Keypoints:
Konsep Syukur Nabi Musa as
Riwayat Dari Abdullah bin Wahab dari Hisyam bin Sa'ad dari Zaid bin Aslam bahwasannya Nabi Musa as pernah bertanya pada Tuhannya (Allah), Wahai Tuhanku, bagaimanakah caraku bersyukur pada-Mu? Tuhannya menjawab, Dengan mengingat-Ku dan tidak melupakan-Ku. Jika engkau ingat pada-Ku sejatinya engkau telah bersyukur dan jika engkau melupakan-Ku, maka engkau telah mengkufuri nikmat-Ku (Ibn Katsir, 2012)
Mengetahui betapa romantisnya cara bersyukur yang disyariatkan kepada Nabi Musa as, benar-benar mengoyak dimensi batiniahku hingga membuat diri bertanya kembali selama ini bagaimanakah caraku bersyukur kepada-Nya?

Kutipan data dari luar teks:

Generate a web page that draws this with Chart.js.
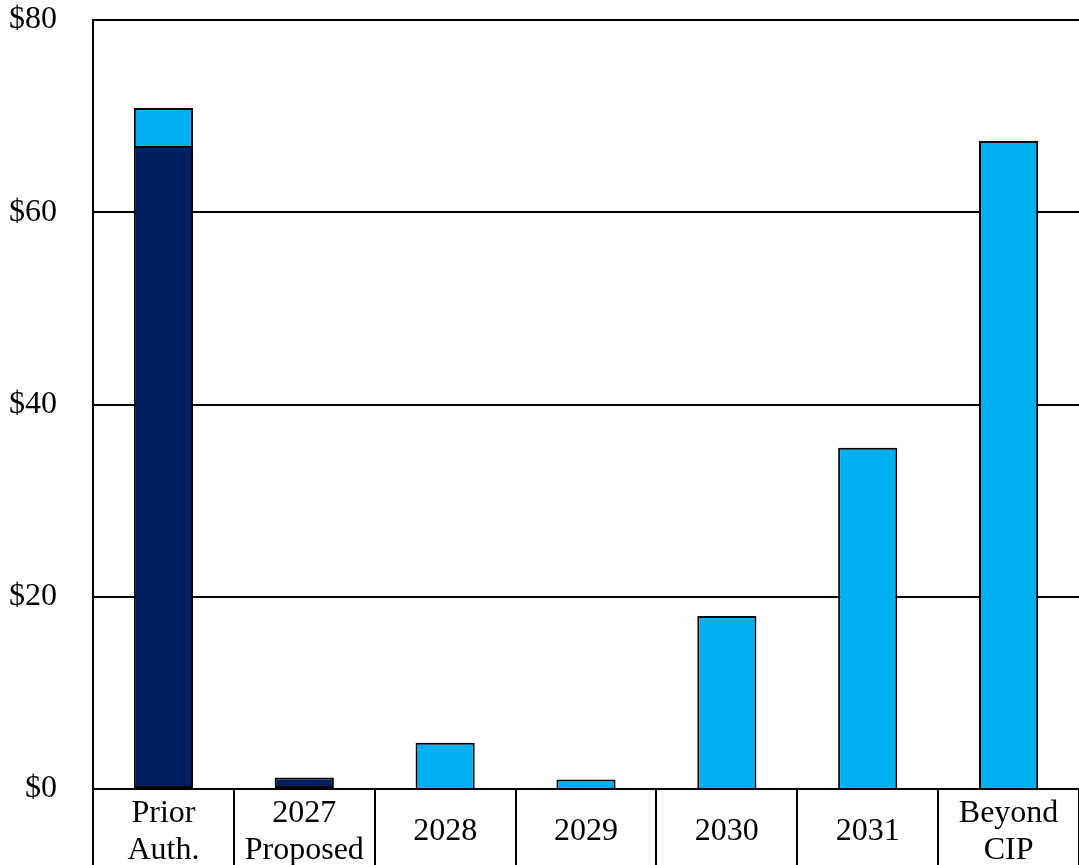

Dalam Kamus Besar Bahasa Indonesia, Konsep diartikan sebagai (1) Rancangan; (2) Ide atau Pengertian yang diabstrakkan dari peristiwa konkret; (3) dan gambatan mental dari objek, proses, atau apapun yang ada di luar bahasa, yang digunakan oleh akal budi untuk memahami hal-hal lain.
Maka, berdasarkan riwayat yang dicantumkan Ibn Katsir di atas dalam kitabnya Tafsir Ibn Katsir bisa dikatakan bahwa konsep syukur Nabi Musa as adalah Mengingat Tuhan yang telah mencurahkan kenikmatan dan tidak melupakan-Nya.
Namun, apakah kita bisa mengamalkan konsep syukur Nabi Musa as---menimbang ada beberapa syariat Nabi Muhammad saw yang tidak sama dengan syariat-syariat sebelumnya, atau malah syukur dalam syariat kita justru senafas dengan konsep syukur Nabi Musa as?
Untuk menjawab pertanyaan ini, saya mencoba melakukan pendekatan dengan menggunakan konsep syukur yang dikemukakan Imam Ghazali rahmatullah alaih.
Syukur dalam Perspektif Imam Ghazali
Allah swt berfirman dalam Al-Qur'an, "Ingatlah Aku maka Aku akan mengingat kalian, dan bersyukurlah kepada-Ku dan janganlah kalian mengkufuri nikmat-Ku." (Q.S. Al-Baqarah: 152)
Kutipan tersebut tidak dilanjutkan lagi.